At a Glance
This well-equipped 1080p LCD set looks similar to its plasma sibling, the H-T4264. It has many inputs and is easy to set up.
Even without the brand name, you'd know that this TV and the HP-T4264 came from the same manufacturer. This one is a bit smaller, supports 1080p, and uses an LCD panel instead of a plasma screen; but the physical design, menus, remotes, and just about everything else are identical. It's no surprise that they earned very similar marks.
Samsung's LCD scored slightly above the average for the 12 LCD and plasma sets in our November 2007 issue's HDTV roundup on most of our jury tests, though the it did have problems with standard-def content, whether over the air or on DVD. For the most part it managed high-def chores reasonably well, despite rendering slightly washed-out flesh tones on the only test performed in 1080p, which used the Mission: Impossible III Blu-ray disc.
You shouldn't have any trouble getting the LN-T4061 up and running. Every connector that you might want to plug something into points outward; most of them are on the back, with a few extras on the side for easy access.

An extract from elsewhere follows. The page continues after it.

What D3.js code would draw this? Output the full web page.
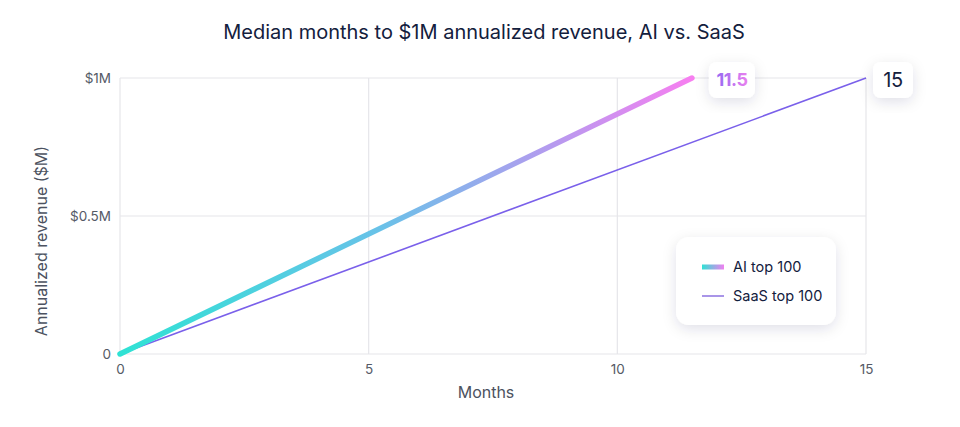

The menus are compact and readable, and if you can't read them easily enough, you can make the background opaque. When you select sources, the LN-T4061 skips the ones that have nothing plugged into them; these appear grayed out on the Sources menu. You can rename your sources if you feel that DVD or VCR tell you more than HDMI 1 or S-Video 2, but you must select names from the supplied list--you can't enter your own.
This well-equipped TV has a freeze button and picture-in-picture for watching content from two different sources--though not from two different channels on the HP-T4264's tuner. It also carries a headphone jack and a USB port for viewing JPEG image files and for listening to MP3s from an external device.
The LN-T4061 comes with a long and slightly clumsy remote. It's programmable, and some of the buttons light up.